Still pushing this place eh?


----------



## Cheeter (6 mo ago)

MK7GTI said:


> Still pushing this place eh?


Hi, MK7GTI. Not pushing at all. Just sharing what I really think is going to be a winner. You have to do your own research. Only time will tell. If you have any good prospects I would interested in hearing about them. Thank you


----------



## MK7GTI (Mar 4, 2019)

This is now the second time you have started a thread for the company and said the exact same thing.


----------



## Cheeter (6 mo ago)

Yes actually, you are correct. It was my first post.

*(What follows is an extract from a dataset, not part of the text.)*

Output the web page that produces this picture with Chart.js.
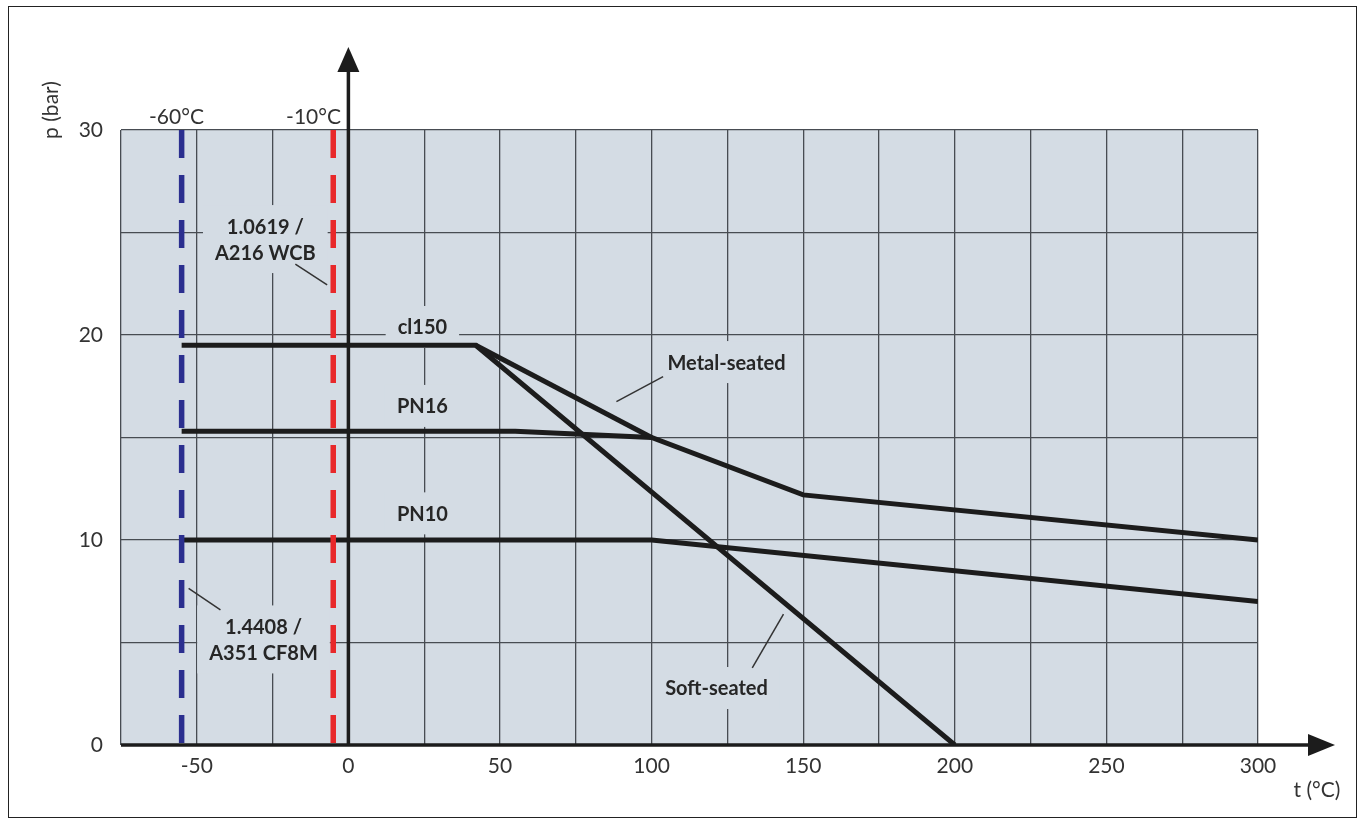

I started the thread then I realized I posted it in the wrong section so I moved it and that got me banned for spamming and the post was deleted so I started over.


----------



## Cheeter (6 mo ago)

Update: 
Good news for Atlas Salt Inc.
Trudeau was in Newfoundland yesterday with German Chancellor Olaf Scholts where they Singed an agreement to supply Germany with hydrogen. The Hydrogen would be produced in Newfoundland by a company called World Energy GH2. They have proposed to build up to 164 onshore wind turbines to power the hydrogen production facility, with long-term plans of tripling the project's size. The project will be 20 times larger then all of Canada's other hydrogen projects put together. The energy would be stored in the Fischell’s Brook Salt Dome Property, a 226 square kilometer project found in southwestern Newfoundland and owned by Atlas Salt. Salt chambers make perfect vessels for gas storage because the mineral's low permeability traps the gas.


----------